Copy the data exactly as it appears, and do not include any pictures.

BEGIN

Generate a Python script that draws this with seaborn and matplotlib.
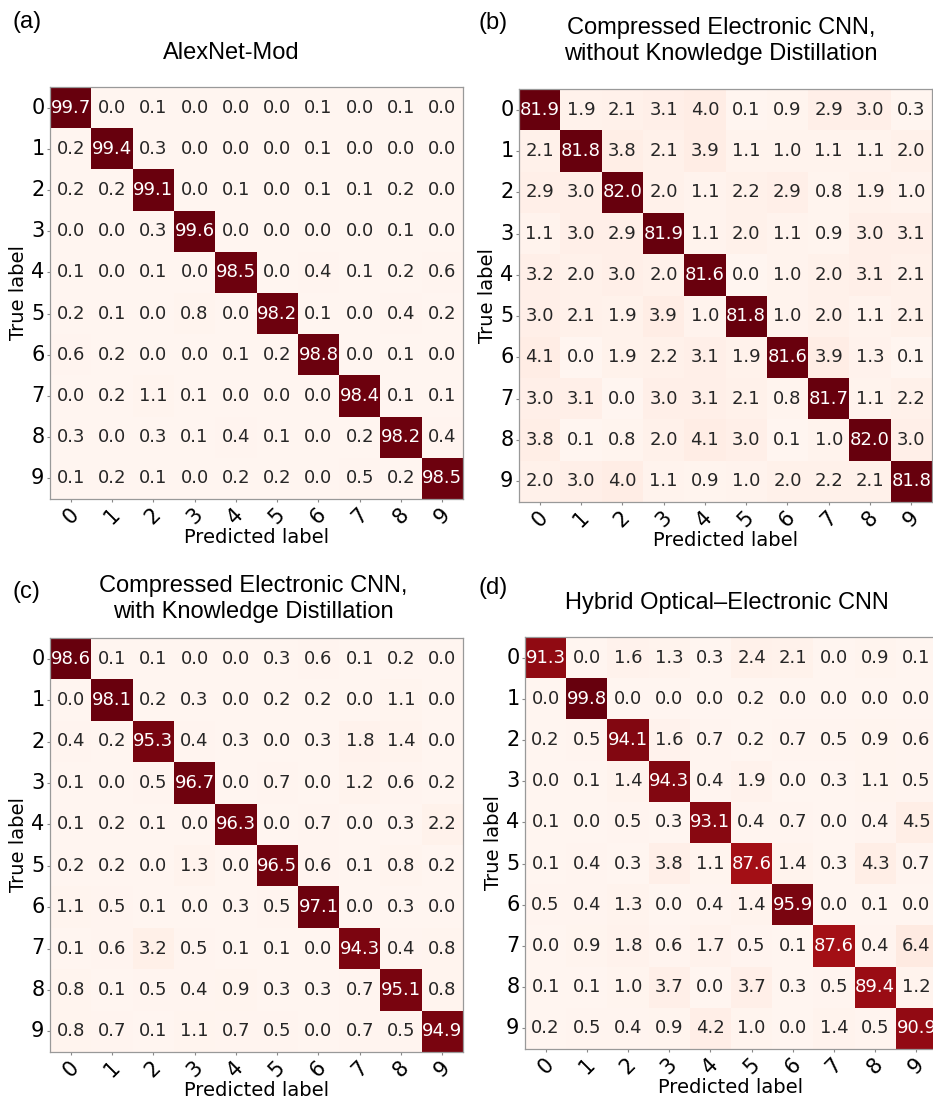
import numpy as np
import matplotlib
matplotlib.use("Agg")
import matplotlib.pyplot as plt
import seaborn as sns

labels = ["0", "1", "2", "3", "4", "5", "6", "7", "8", "9"]

cm_alexnet = [
    [99.7, 0.0, 0.1, 0.0, 0.0, 0.0, 0.1, 0.0, 0.1, 0.0],
    [0.2, 99.4, 0.3, 0.0, 0.0, 0.0, 0.1, 0.0, 0.0, 0.0],
    [0.2, 0.2, 99.1, 0.0, 0.1, 0.0, 0.1, 0.1, 0.2, 0.0],
    [0.0, 0.0, 0.3, 99.6, 0.0, 0.0, 0.0, 0.0, 0.1, 0.0],
    [0.1, 0.0, 0.1, 0.0, 98.5, 0.0, 0.4, 0.1, 0.2, 0.6],
    [0.2, 0.1, 0.0, 0.8, 0.0, 98.2, 0.1, 0.0, 0.4, 0.2],
    [0.6, 0.2, 0.0, 0.0, 0.1, 0.2, 98.8, 0.0, 0.1, 0.0],
    [0.0, 0.2, 1.1, 0.1, 0.0, 0.0, 0.0, 98.4, 0.1, 0.1],
    [0.3, 0.0, 0.3, 0.1, 0.4, 0.1, 0.0, 0.2, 98.2, 0.4],
    [0.1, 0.2, 0.1, 0.0, 0.2, 0.2, 0.0, 0.5, 0.2, 98.5],
]

cm_no_kd = [
    [81.9, 1.9, 2.1, 3.1, 4.0, 0.1, 0.9, 2.9, 3.0, 0.3],
    [2.1, 81.8, 3.8, 2.1, 3.9, 1.1, 1.0, 1.1, 1.1, 2.0],
    [2.9, 3.0, 82.0, 2.0, 1.1, 2.2, 2.9, 0.8, 1.9, 1.0],
    [1.1, 3.0, 2.9, 81.9, 1.1, 2.0, 1.1, 0.9, 3.0, 3.1],
    [3.2, 2.0, 3.0, 2.0, 81.6, 0.0, 1.0, 2.0, 3.1, 2.1],
    [3.0, 2.1, 1.9, 3.9, 1.0, 81.8, 1.0, 2.0, 1.1, 2.1],
    [4.1, 0.0, 1.9, 2.2, 3.1, 1.9, 81.6, 3.9, 1.3, 0.1],
    [3.0, 3.1, 0.0, 3.0, 3.1, 2.1, 0.8, 81.7, 1.1, 2.2],
    [3.8, 0.1, 0.8, 2.0, 4.1, 3.0, 0.1, 1.0, 82.0, 3.0],
    [2.0, 3.0, 4.0, 1.1, 0.9, 1.0, 2.0, 2.2, 2.1, 81.8],
]

cm_kd = [
    [98.6, 0.1, 0.1, 0.0, 0.0, 0.3, 0.6, 0.1, 0.2, 0.0],
    [0.0, 98.1, 0.2, 0.3, 0.0, 0.2, 0.2, 0.0, 1.1, 0.0],
    [0.4, 0.2, 95.3, 0.4, 0.3, 0.0, 0.3, 1.8, 1.4, 0.0],
    [0.1, 0.0, 0.5, 96.7, 0.0, 0.7, 0.0, 1.2, 0.6, 0.2],
    [0.1, 0.2, 0.1, 0.0, 96.3, 0.0, 0.7, 0.0, 0.3, 2.2],
    [0.2, 0.2, 0.0, 1.3, 0.0, 96.5, 0.6, 0.1, 0.8, 0.2],
    [1.1, 0.5, 0.1, 0.0, 0.3, 0.5, 97.1, 0.0, 0.3, 0.0],
    [0.1, 0.6, 3.2, 0.5, 0.1, 0.1, 0.0, 94.3, 0.4, 0.8],
    [0.8, 0.1, 0.5, 0.4, 0.9, 0.3, 0.3, 0.7, 95.1, 0.8],
    [0.8, 0.7, 0.1, 1.1, 0.7, 0.5, 0.0, 0.7, 0.5, 94.9],
]

cm_hybrid = [
    [91.3, 0.0, 1.6, 1.3, 0.3, 2.4, 2.1, 0.0, 0.9, 0.1],
    [0.0, 99.8, 0.0, 0.0, 0.0, 0.2, 0.0, 0.0, 0.0, 0.0],
    [0.2, 0.5, 94.1, 1.6, 0.7, 0.2, 0.7, 0.5, 0.9, 0.6],
    [0.0, 0.1, 1.4, 94.3, 0.4, 1.9, 0.0, 0.3, 1.1, 0.5],
    [0.1, 0.0, 0.5, 0.3, 93.1, 0.4, 0.7, 0.0, 0.4, 4.5],
    [0.1, 0.4, 0.3, 3.8, 1.1, 87.6, 1.4, 0.3, 4.3, 0.7],
    [0.5, 0.4, 1.3, 0.0, 0.4, 1.4, 95.9, 0.0, 0.1, 0.0],
    [0.0, 0.9, 1.8, 0.6, 1.7, 0.5, 0.1, 87.6, 0.4, 6.4],
    [0.1, 0.1, 1.0, 3.7, 0.0, 3.7, 0.3, 0.5, 89.4, 1.2],
    [0.2, 0.5, 0.4, 0.9, 4.2, 1.0, 0.0, 1.4, 0.5, 90.9],
]

titles = [
    "AlexNet-Mod",
    "Compressed Electronic CNN,\nwithout Knowledge Distillation",
    "Compressed Electronic CNN,\nwith Knowledge Distillation",
    "Hybrid Optical\u2013Electronic CNN",
]
panel_tags = ["(a)", "(b)", "(c)", "(d)"]
matrices = [cm_alexnet, cm_no_kd, cm_kd, cm_hybrid]

W, H = 933, 1099
fig = plt.figure(figsize=(W / 100, H / 100), dpi=100)

# axes boxes in pixels: left, top, right, bottom
boxes = [
    (50, 87, 463, 499),
    (519, 89, 932, 502),
    (50, 638, 463, 1052),
    (525, 637, 937, 1049),
]
title_pos = [(231, 53), (721, 41), (253, 599), (727, 603)]
tag_pos = [(13, 22), (479, 23), (13, 592), (479, 588)]

for m, title, tag, box, tp, gp in zip(matrices, titles, panel_tags, boxes, title_pos, tag_pos):
    l, t, r, b = box
    ax = fig.add_axes([l / W, 1 - b / H, (r - l) / W, (b - t) / H])
    arr = np.array(m)
    sns.heatmap(arr, ax=ax, cmap="Reds", vmin=0, vmax=arr.max(), annot=True, fmt=".1f",
                cbar=False, square=False, xticklabels=labels, yticklabels=labels,
                annot_kws={"fontsize": 13, "family": "DejaVu Sans"})
    for s in ax.spines.values():
        s.set_visible(True)
        s.set_color("#999999")
        s.set_linewidth(0.9)
    ax.tick_params(axis="both", length=2.5, width=0.8, color="#888888", labelsize=15, pad=1.5)
    plt.setp(ax.get_xticklabels(), rotation=45, ha="center", rotation_mode="default")
    plt.setp(ax.get_yticklabels(), rotation=0, va="center")
    ax.set_xlabel("Predicted label", fontsize=14, labelpad=0)
    ax.set_ylabel("True label", fontsize=14, labelpad=2)
    fig.text(tp[0] / W, 1 - tp[1] / H, title, ha="center", va="center",
             fontsize=17, family="Liberation Sans", linespacing=1.2)
    fig.text(gp[0] / W, 1 - gp[1] / H, tag, ha="left", va="center",
             fontsize=17, family="Liberation Sans")

fig.savefig("out.png", dpi=100)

END

#### Output below:
Generate a Python script that draws this with seaborn and matplotlib.
import numpy as np
import matplotlib
matplotlib.use("Agg")
import matplotlib.pyplot as plt
import seaborn as sns

labels = ["0", "1", "2", "3", "4", "5", "6", "7", "8", "9"]

cm_alexnet = [
    [99.7, 0.0, 0.1, 0.0, 0.0, 0.0, 0.1, 0.0, 0.1, 0.0],
    [0.2, 99.4, 0.3, 0.0, 0.0, 0.0, 0.1, 0.0, 0.0, 0.0],
    [0.2, 0.2, 99.1, 0.0, 0.1, 0.0, 0.1, 0.1, 0.2, 0.0],
    [0.0, 0.0, 0.3, 99.6, 0.0, 0.0, 0.0, 0.0, 0.1, 0.0],
    [0.1, 0.0, 0.1, 0.0, 98.5, 0.0, 0.4, 0.1, 0.2, 0.6],
    [0.2, 0.1, 0.0, 0.8, 0.0, 98.2, 0.1, 0.0, 0.4, 0.2],
    [0.6, 0.2, 0.0, 0.0, 0.1, 0.2, 98.8, 0.0, 0.1, 0.0],
    [0.0, 0.2, 1.1, 0.1, 0.0, 0.0, 0.0, 98.4, 0.1, 0.1],
    [0.3, 0.0, 0.3, 0.1, 0.4, 0.1, 0.0, 0.2, 98.2, 0.4],
    [0.1, 0.2, 0.1, 0.0, 0.2, 0.2, 0.0, 0.5, 0.2, 98.5],
]

cm_no_kd = [
    [81.9, 1.9, 2.1, 3.1, 4.0, 0.1, 0.9, 2.9, 3.0, 0.3],
    [2.1, 81.8, 3.8, 2.1, 3.9, 1.1, 1.0, 1.1, 1.1, 2.0],
    [2.9, 3.0, 82.0, 2.0, 1.1, 2.2, 2.9, 0.8, 1.9, 1.0],
    [1.1, 3.0, 2.9, 81.9, 1.1, 2.0, 1.1, 0.9, 3.0, 3.1],
    [3.2, 2.0, 3.0, 2.0, 81.6, 0.0, 1.0, 2.0, 3.1, 2.1],
    [3.0, 2.1, 1.9, 3.9, 1.0, 81.8, 1.0, 2.0, 1.1, 2.1],
    [4.1, 0.0, 1.9, 2.2, 3.1, 1.9, 81.6, 3.9, 1.3, 0.1],
    [3.0, 3.1, 0.0, 3.0, 3.1, 2.1, 0.8, 81.7, 1.1, 2.2],
    [3.8, 0.1, 0.8, 2.0, 4.1, 3.0, 0.1, 1.0, 82.0, 3.0],
    [2.0, 3.0, 4.0, 1.1, 0.9, 1.0, 2.0, 2.2, 2.1, 81.8],
]

cm_kd = [
    [98.6, 0.1, 0.1, 0.0, 0.0, 0.3, 0.6, 0.1, 0.2, 0.0],
    [0.0, 98.1, 0.2, 0.3, 0.0, 0.2, 0.2, 0.0, 1.1, 0.0],
    [0.4, 0.2, 95.3, 0.4, 0.3, 0.0, 0.3, 1.8, 1.4, 0.0],
    [0.1, 0.0, 0.5, 96.7, 0.0, 0.7, 0.0, 1.2, 0.6, 0.2],
    [0.1, 0.2, 0.1, 0.0, 96.3, 0.0, 0.7, 0.0, 0.3, 2.2],
    [0.2, 0.2, 0.0, 1.3, 0.0, 96.5, 0.6, 0.1, 0.8, 0.2],
    [1.1, 0.5, 0.1, 0.0, 0.3, 0.5, 97.1, 0.0, 0.3, 0.0],
    [0.1, 0.6, 3.2, 0.5, 0.1, 0.1, 0.0, 94.3, 0.4, 0.8],
    [0.8, 0.1, 0.5, 0.4, 0.9, 0.3, 0.3, 0.7, 95.1, 0.8],
    [0.8, 0.7, 0.1, 1.1, 0.7, 0.5, 0.0, 0.7, 0.5, 94.9],
]

cm_hybrid = [
    [91.3, 0.0, 1.6, 1.3, 0.3, 2.4, 2.1, 0.0, 0.9, 0.1],
    [0.0, 99.8, 0.0, 0.0, 0.0, 0.2, 0.0, 0.0, 0.0, 0.0],
    [0.2, 0.5, 94.1, 1.6, 0.7, 0.2, 0.7, 0.5, 0.9, 0.6],
    [0.0, 0.1, 1.4, 94.3, 0.4, 1.9, 0.0, 0.3, 1.1, 0.5],
    [0.1, 0.0, 0.5, 0.3, 93.1, 0.4, 0.7, 0.0, 0.4, 4.5],
    [0.1, 0.4, 0.3, 3.8, 1.1, 87.6, 1.4, 0.3, 4.3, 0.7],
    [0.5, 0.4, 1.3, 0.0, 0.4, 1.4, 95.9, 0.0, 0.1, 0.0],
    [0.0, 0.9, 1.8, 0.6, 1.7, 0.5, 0.1, 87.6, 0.4, 6.4],
    [0.1, 0.1, 1.0, 3.7, 0.0, 3.7, 0.3, 0.5, 89.4, 1.2],
    [0.2, 0.5, 0.4, 0.9, 4.2, 1.0, 0.0, 1.4, 0.5, 90.9],
]

titles = [
    "AlexNet-Mod",
    "Compressed Electronic CNN,\nwithout Knowledge Distillation",
    "Compressed Electronic CNN,\nwith Knowledge Distillation",
    "Hybrid Optical\u2013Electronic CNN",
]
panel_tags = ["(a)", "(b)", "(c)", "(d)"]
matrices = [cm_alexnet, cm_no_kd, cm_kd, cm_hybrid]

W, H = 933, 1099
fig = plt.figure(figsize=(W / 100, H / 100), dpi=100)

# axes boxes in pixels: left, top, right, bottom
boxes = [
    (50, 87, 463, 499),
    (519, 89, 932, 502),
    (50, 638, 463, 1052),
    (525, 637, 937, 1049),
]
title_pos = [(231, 53), (721, 41), (253, 599), (727, 603)]
tag_pos = [(13, 22), (479, 23), (13, 592), (479, 588)]

for m, title, tag, box, tp, gp in zip(matrices, titles, panel_tags, boxes, title_pos, tag_pos):
    l, t, r, b = box
    ax = fig.add_axes([l / W, 1 - b / H, (r - l) / W, (b - t) / H])
    arr = np.array(m)
    sns.heatmap(arr, ax=ax, cmap="Reds", vmin=0, vmax=arr.max(), annot=True, fmt=".1f",
                cbar=False, square=False, xticklabels=labels, yticklabels=labels,
                annot_kws={"fontsize": 13, "family": "DejaVu Sans"})
    for s in ax.spines.values():
        s.set_visible(True)
        s.set_color("#999999")
        s.set_linewidth(0.9)
    ax.tick_params(axis="both", length=2.5, width=0.8, color="#888888", labelsize=15, pad=1.5)
    plt.setp(ax.get_xticklabels(), rotation=45, ha="center", rotation_mode="default")
    plt.setp(ax.get_yticklabels(), rotation=0, va="center")
    ax.set_xlabel("Predicted label", fontsize=14, labelpad=0)
    ax.set_ylabel("True label", fontsize=14, labelpad=2)
    fig.text(tp[0] / W, 1 - tp[1] / H, title, ha="center", va="center",
             fontsize=17, family="Liberation Sans", linespacing=1.2)
    fig.text(gp[0] / W, 1 - gp[1] / H, tag, ha="left", va="center",
             fontsize=17, family="Liberation Sans")

fig.savefig("out.png", dpi=100)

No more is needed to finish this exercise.